I had a great conversation with Cory about this idea. He thinks that it's against my nature to be in solitude. He doesn't know me well enough. I could be alone, in the wilderness. I could disappear anywhere and be completely happy. It is interacting with people that is painful. All interactions that I have with people have expiration dates with them. In this life, everything ends. This world is full of endings. Where there are beginnings, there are endings. Though, it is against our nature to believe in endings. Since we are eternal beings having a physical experience, it is against our nature to endure the endings of life. The orchids are indeed blessed. They are loved and supported for the rest of their life. Once they find their wives, it shall never end. I won't have anything to offer them, that they would really want. Friendship, seems to me like salt and pepper on food. Food tastes better with neither, when prepared correctly, it's just nice to have it. What can I offer orchids once they have all their needs met? Nothing... I offer them wind in the clouds. Cory rebuttal-ed with, does our friendship end or just change. I sort of scoff at this idea from him. Cory has no real substantial friends, beyond me. That will change when he starts dating. Cory doesn't want friends, he wants and equal, a wife. Trevor wants the same thing.

It is funny, because Trevor says that friendship is a priority for him.
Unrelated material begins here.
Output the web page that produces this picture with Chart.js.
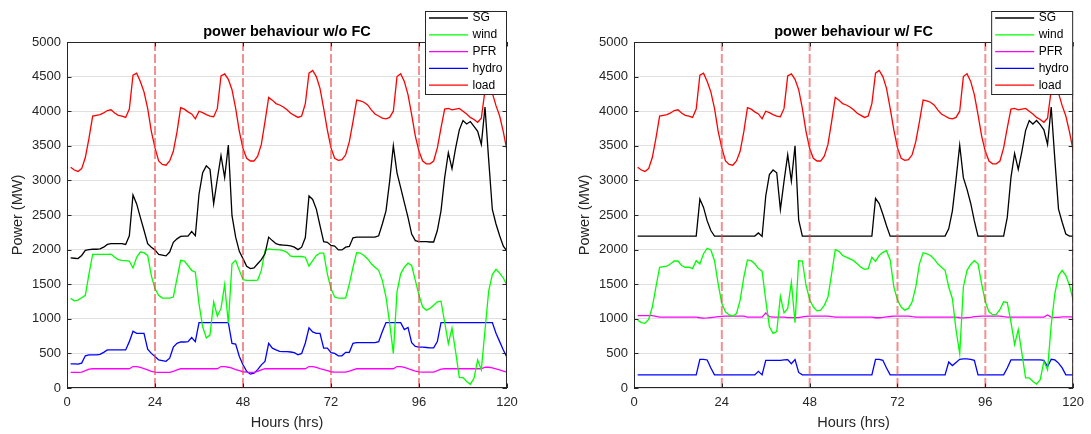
<!DOCTYPE html>
<html lang="en">
<head>
  <meta charset="UTF-8" />
  <title>power behaviour</title>
  <script src="https://cdn.jsdelivr.net/npm/chart.js"></script>
  <style>
    html, body { margin: 0; padding: 0; background: #fff; }
    #wrap { position: relative; width: 1091px; height: 434px; }
    #wrap canvas { position: absolute; top: 0; }
    #left { left: 0; }
    #right { left: 567px; }
  </style>
</head>
<body>
  <div id="wrap">
    <canvas id="left" width="567" height="434"></canvas>
    <canvas id="right" width="524" height="434"></canvas>
  </div>

  <script>
    // hourly samples, hour 1..120
    const hours = Array.from({ length: 120 }, (_, i) => i + 1);
    const dayMarks = [24, 48, 72, 96, 120];
    const seriesNames = ['SG', 'wind', 'PFR', 'hydro', 'load'];
    const seriesColors = ['#000000', '#00ff00', '#ff00ff', '#0000ff', '#ff0000'];

    const load = [
      3190, 3150, 3130, 3170, 3330, 3610, 3930, 3940, 3950, 3975, 4010, 4020, 3975, 3940, 3930, 3910, 4030, 4520, 4550, 4430,
      4280, 4040, 3710, 3470, 3280, 3230, 3220, 3280, 3420, 3700, 4050, 4030, 3990, 3960, 3890, 4000, 3980, 3950, 3930, 3920,
      4040, 4510, 4540, 4460, 4310, 4040, 3710, 3460, 3320, 3280, 3280, 3350, 3520, 3850, 4200, 4160, 4110, 4090, 4060, 4020,
      3970, 3940, 3910, 3930, 4110, 4550, 4590, 4500, 4330, 4040, 3730, 3470, 3320, 3290, 3300, 3370, 3560, 3850, 4160, 4150,
      4130, 4090, 4020, 3960, 3930, 3900, 3890, 3910, 4000, 4500, 4540, 4430, 4240, 3950, 3640, 3420, 3280, 3240, 3240, 3280,
      3470, 3760, 4030, 4040, 4020, 4030, 4040, 4000, 3960, 3910, 3880, 3840, 3900, 4300, 4520, 4260, 4080, 3930, 3700, 3430
    ];

    // without FC
    const sgNoFC = [
      1880, 1875, 1870, 1915, 1990, 2000, 2005, 2005, 2010, 2035, 2075, 2085, 2085, 2085, 2085, 2075, 2200, 2790, 2660, 2465,
      2280, 2085, 2035, 1995, 1930, 1920, 1910, 1965, 2105, 2155, 2190, 2195, 2195, 2260, 2200, 2800, 3110, 3210, 3160, 2660,
      3020, 3360, 3040, 3510, 2490, 2180, 1975, 1870, 1760, 1725, 1735, 1795, 1855, 1940, 2180, 2130, 2085, 2070, 2065, 2060,
      2055, 2035, 2000, 2035, 2175, 2775, 2725, 2585, 2345, 2115, 2105, 2060, 2050, 1995, 1995, 2035, 2045, 2170, 2180, 2180,
      2180, 2180, 2180, 2180, 2200, 2370, 2560, 2990, 3500, 3110, 2895, 2680, 2465, 2225, 2130, 2115, 2115, 2115, 2110, 2110,
      2275, 2560, 3040, 3400, 3170, 3470, 3730, 3865, 3815, 3850, 3780, 3710, 3520, 4060, 3300, 2580, 2370, 2200, 2050, 1980
    ];
    const windNoFC = [
      1295, 1260, 1270, 1305, 1340, 1650, 1930, 1930, 1930, 1930, 1930, 1935, 1890, 1855, 1845, 1840, 1835, 1735, 1890, 1965,
      1955, 1915, 1625, 1435, 1340, 1300, 1300, 1300, 1315, 1580, 1845, 1835, 1770, 1700, 1675, 1220, 885, 725, 765, 1245,
      1040, 1150, 1495, 935, 1795, 1845, 1700, 1565, 1555, 1555, 1555, 1560, 1700, 1985, 2010, 2000, 2000, 1995, 1985, 1960,
      1905, 1900, 1900, 1900, 1890, 1760, 1840, 1915, 1950, 1950, 1650, 1435, 1315, 1300, 1300, 1300, 1505, 1745, 1955, 1950,
      1915, 1865, 1795, 1745, 1700, 1555, 1315, 935, 500, 1390, 1650, 1745, 1805, 1770, 1555, 1340, 1170, 1125, 1150, 1195,
      1245, 1255, 950, 640, 865, 520, 150, 150, 95, 55, 140, 405, 262, 835, 1400, 1640, 1715, 1660, 1590, 1480
    ];
    const pfrNoFC = [
      225, 225, 225, 230, 250, 272, 278, 278, 278, 278, 278, 278, 278, 278, 278, 278, 278, 310, 310, 297,
      280, 263, 240, 230, 225, 225, 225, 225, 240, 263, 278, 278, 278, 278, 278, 278, 278, 278, 278, 278,
      278, 310, 310, 300, 287, 265, 250, 235, 228, 225, 225, 240, 263, 280, 278, 278, 278, 278, 278, 278,
      278, 278, 278, 278, 278, 310, 310, 298, 280, 265, 250, 235, 230, 230, 230, 230, 245, 263, 278, 278,
      278, 278, 278, 278, 278, 278, 278, 278, 278, 310, 310, 297, 280, 263, 245, 234, 230, 230, 230, 230,
      250, 272, 278, 278, 278, 278, 278, 278, 278, 278, 278, 278, 278, 300, 300, 292, 278, 263, 245, 230
    ];
    const hydroNoFC = [
      350, 350, 345, 360, 465, 478, 480, 480, 485, 515, 550, 550, 550, 550, 550, 550, 670, 820, 790, 790,
      790, 560, 500, 455, 405, 397, 385, 430, 590, 645, 665, 665, 670, 730, 670, 945, 945, 945, 945, 945,
      945, 945, 945, 945, 645, 635, 455, 335, 240, 200, 215, 265, 335, 385, 645, 575, 550, 530, 525, 525,
      520, 510, 480, 500, 650, 870, 810, 790, 790, 575, 575, 510, 500, 465, 465, 515, 515, 645, 655, 655,
      655, 655, 655, 655, 670, 815, 945, 945, 945, 945, 945, 845, 875, 655, 600, 590, 590, 585, 580, 580,
      670, 945, 945, 945, 945, 945, 945, 945, 945, 945, 945, 945, 945, 945, 945, 945, 790, 670, 550, 440
    ];

    // with FC
    const sgFC = [
      2195, 2195, 2195, 2195, 2195, 2195, 2195, 2195, 2195, 2195, 2195, 2195, 2195, 2195, 2195, 2195, 2195, 2730, 2610, 2415,
      2275, 2195, 2195, 2195, 2195, 2195, 2195, 2195, 2195, 2195, 2195, 2195, 2195, 2240, 2190, 2775, 3085, 3150, 3110, 2580,
      2990, 3370, 2990, 3500, 2430, 2195, 2195, 2195, 2195, 2195, 2195, 2195, 2195, 2195, 2195, 2195, 2195, 2195, 2195, 2195,
      2195, 2195, 2195, 2195, 2195, 2740, 2665, 2510, 2345, 2195, 2195, 2195, 2195, 2195, 2195, 2195, 2195, 2195, 2195, 2195,
      2195, 2195, 2195, 2195, 2195, 2300, 2560, 3015, 3510, 3040, 2870, 2670, 2415, 2195, 2195, 2195, 2195, 2195, 2195, 2195,
      2195, 2465, 3040, 3390, 3160, 3420, 3720, 3865, 3815, 3865, 3805, 3730, 3520, 4060, 3300, 2585, 2395, 2225, 2195, 2195
    ];
    const windFC = [
      980, 945, 935, 990, 1170, 1460, 1745, 1755, 1760, 1795, 1835, 1835, 1770, 1745, 1745, 1725, 1840, 1795, 1940, 2020,
      1995, 1840, 1505, 1220, 1100, 1055, 1040, 1075, 1270, 1600, 1850, 1840, 1795, 1725, 1690, 1270, 885, 790, 815, 1325,
      1085, 1150, 1530, 945, 1840, 1835, 1485, 1280, 1170, 1115, 1125, 1195, 1315, 1650, 2000, 1975, 1915, 1890, 1865, 1840,
      1795, 1745, 1715, 1725, 1890, 1830, 1915, 1960, 1985, 1850, 1460, 1270, 1170, 1125, 1150, 1245, 1460, 1795, 1955, 1940,
      1915, 1865, 1795, 1745, 1700, 1460, 1290, 840, 495, 1460, 1700, 1785, 1840, 1795, 1505, 1245, 1100, 1060, 1065, 1135,
      1245, 1235, 955, 630, 845, 500, 145, 145, 95, 55, 120, 385, 262, 910, 1365, 1625, 1700, 1625, 1485, 1270
    ];
    const pfrFC = [
      1045, 1045, 1045, 1045, 1045, 1035, 1025, 1025, 1025, 1025, 1025, 1025, 1025, 1025, 1025, 1025, 1025, 1015, 1010, 1012,
      1018, 1025, 1030, 1035, 1040, 1040, 1040, 1040, 1040, 1040, 1025, 1025, 1025, 1025, 1025, 1085, 1030, 1025, 1025, 1025,
      1025, 1018, 1018, 1018, 1018, 1028, 1035, 1040, 1040, 1040, 1040, 1040, 1040, 1032, 1025, 1025, 1025, 1025, 1025, 1025,
      1025, 1025, 1025, 1025, 1025, 1015, 1015, 1020, 1028, 1033, 1038, 1040, 1040, 1040, 1040, 1030, 1025, 1025, 1025, 1025,
      1025, 1025, 1025, 1025, 1025, 1025, 1025, 1025, 1015, 1012, 1018, 1022, 1030, 1035, 1040, 1040, 1040, 1040, 1040, 1040,
      1030, 1025, 1025, 1025, 1025, 1025, 1025, 1025, 1025, 1025, 1025, 1025, 1055, 1025, 1022, 1022, 1028, 1028, 1028, 1028
    ];
    const hydroFC = [
      190, 190, 190, 190, 190, 190, 190, 190, 190, 190, 190, 190, 190, 190, 190, 190, 190, 415, 415, 405,
      290, 190, 190, 190, 190, 190, 190, 190, 190, 190, 190, 190, 190, 240, 190, 400, 400, 400, 400, 400,
      405, 410, 350, 410, 225, 190, 190, 190, 190, 190, 190, 190, 190, 190, 190, 190, 190, 190, 190, 190,
      190, 190, 190, 190, 190, 415, 415, 400, 290, 190, 190, 190, 190, 190, 190, 190, 190, 190, 190, 190,
      190, 190, 190, 190, 190, 375, 325, 370, 415, 420, 420, 415, 400, 190, 190, 190, 190, 190, 190, 190,
      190, 290, 405, 405, 405, 405, 405, 405, 405, 405, 405, 400, 310, 415, 405, 360, 290, 190, 190, 190
    ];

    Chart.defaults.font.family = "'Liberation Sans', Arial, sans-serif";
    const axisColor = '#262626';

    // dashed day separators, axes box with inward ticks, and the legend box
    const decorPlugin = {
      id: 'decor',
      afterDatasetsDraw(chart) {
        const { ctx, chartArea: a, scales: { x } } = chart;
        ctx.save();
        ctx.beginPath();
        ctx.rect(a.left, a.top, a.right - a.left, a.bottom - a.top);
        ctx.clip();
        ctx.strokeStyle = 'rgba(235, 70, 70, 0.6)';
        ctx.lineWidth = 2;
        ctx.setLineDash([9, 3]);
        dayMarks.forEach(h => {
          const px = x.getPixelForValue(h);
          ctx.beginPath();
          ctx.moveTo(px, a.top);
          ctx.lineTo(px, a.bottom);
          ctx.stroke();
        });
        ctx.restore();
      },
      afterDraw(chart) {
        const { ctx, chartArea: a, scales: { x, y } } = chart;
        ctx.save();
        ctx.strokeStyle = axisColor;
        ctx.lineWidth = 1;
        ctx.strokeRect(a.left + 0.5, a.top + 0.5, a.right - a.left - 1, a.bottom - a.top - 1);
        ctx.beginPath();
        y.ticks.forEach(t => {
          const py = Math.round(y.getPixelForValue(t.value)) + 0.5;
          ctx.moveTo(a.left, py); ctx.lineTo(a.left + 4.5, py);
          ctx.moveTo(a.right, py); ctx.lineTo(a.right - 4.5, py);
        });
        x.ticks.forEach(t => {
          const px = Math.round(x.getPixelForValue(t.value)) + 0.5;
          ctx.moveTo(px, a.bottom); ctx.lineTo(px, a.bottom - 4.5);
          ctx.moveTo(px, a.top); ctx.lineTo(px, a.top + 4.5);
        });
        ctx.stroke();

        // legend
        const w = 82, h = 84;
        const lx = a.right - w, ly = 11;
        ctx.fillStyle = '#ffffff';
        ctx.fillRect(lx, ly, w, h);
        ctx.strokeStyle = axisColor;
        ctx.strokeRect(lx + 0.5, ly + 0.5, w - 1, h - 1);
        ctx.font = "12px 'Liberation Sans', Arial, sans-serif";
        ctx.textBaseline = 'middle';
        chart.data.datasets.forEach((ds, i) => {
          const ry = ly + 7 + i * 16.8;
          ctx.strokeStyle = ds.borderColor;
          ctx.lineWidth = 1.3;
          ctx.beginPath();
          ctx.moveTo(lx + 4, ry);
          ctx.lineTo(lx + 43, ry);
          ctx.stroke();
          ctx.fillStyle = '#000000';
          ctx.fillText(ds.label, lx + 47.5, ry);
        });
        ctx.restore();
      }
    };

    function makeChart(id, title, values, rightPad) {
      const datasets = values.map((v, i) => ({
        label: seriesNames[i],
        data: v.map((val, k) => ({ x: hours[k], y: val })),
        borderColor: seriesColors[i],
        backgroundColor: seriesColors[i],
        borderWidth: 1.3,
        pointRadius: 0,
        tension: 0,
        fill: false
      }));
      return new Chart(document.getElementById(id), {
        type: 'line',
        data: { datasets },
        options: {
          responsive: false,
          animation: false,
          layout: { padding: { left: 0, right: rightPad, top: 0, bottom: 0 } },
          plugins: {
            legend: { display: false },
            tooltip: { enabled: false },
            title: {
              display: true,
              text: title,
              fullSize: false,
              color: '#000000',
              font: { size: 14.5, weight: 'bold', lineHeight: 1.2 },
              padding: { top: 23.3, bottom: 1.3 }
            }
          },
          scales: {
            x: {
              type: 'linear',
              min: 0,
              max: 120,
              afterFit: s => { s.height = 46; },
              grid: { display: false, drawTicks: false },
              border: { display: false },
              ticks: {
                stepSize: 24,
                autoSkip: false,
                maxRotation: 0,
                padding: 7,
                color: axisColor,
                font: { size: 13 },
                callback: v => String(v)
              },
              title: {
                display: true,
                text: 'Hours (hrs)',
                color: axisColor,
                font: { size: 14.5 },
                padding: { top: 0, bottom: 2.3 }
              }
            },
            y: {
              min: 0,
              max: 5000,
              afterFit: s => { s.width = 67; },
              grid: { color: '#dfdfdf', drawTicks: false },
              border: { display: false },
              ticks: {
                stepSize: 500,
                padding: 6,
                color: axisColor,
                font: { size: 13 },
                callback: v => String(v)
              },
              title: {
                display: true,
                text: 'Power (MW)',
                color: axisColor,
                font: { size: 14.5 },
                padding: { top: 9.3, bottom: 0 }
              }
            }
          }
        },
        plugins: [decorPlugin]
      });
    }

    makeChart('left', 'power behaviour w/o FC', [sgNoFC, windNoFC, pfrNoFC, hydroNoFC, load], 60);
    makeChart('right', 'power behaviour w/ FC', [sgFC, windFC, pfrFC, hydroFC, load], 17);
  </script>
</body>
</html>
Yet in the same breath, he has no friends. The only one that he has left, is me. At least that is what he has shared with me. I don't even live near him. He shared that all his friends fell off the wagon when he started dating J and 80. Now that he has allowed for most all of his friendships die, he has the courage to say to me that friendship is a priority. Friendship is only a priority  when there is nothing else to look forward, a after thought of your main goal. Something that is supplemental, but not a main source of anything.

... Friendship is all that I have. Yet, it is and will always be very temporary.

Though, I will say that the more that I hear of the drama of others and their relationships, I think, perhaps I have the better deal. I won't deal with all their concerns and worries. given that info, they should probably stop asking for advice. I have no real life experience of dating. I have just watched and observed.

Delysia, thank you for listening to me. I am in the wrong perhaps when I say some of these things. I am happy that you don't judge me on my thoughts, or that you'll listen. You have time for me and it means the world to me. Thank you!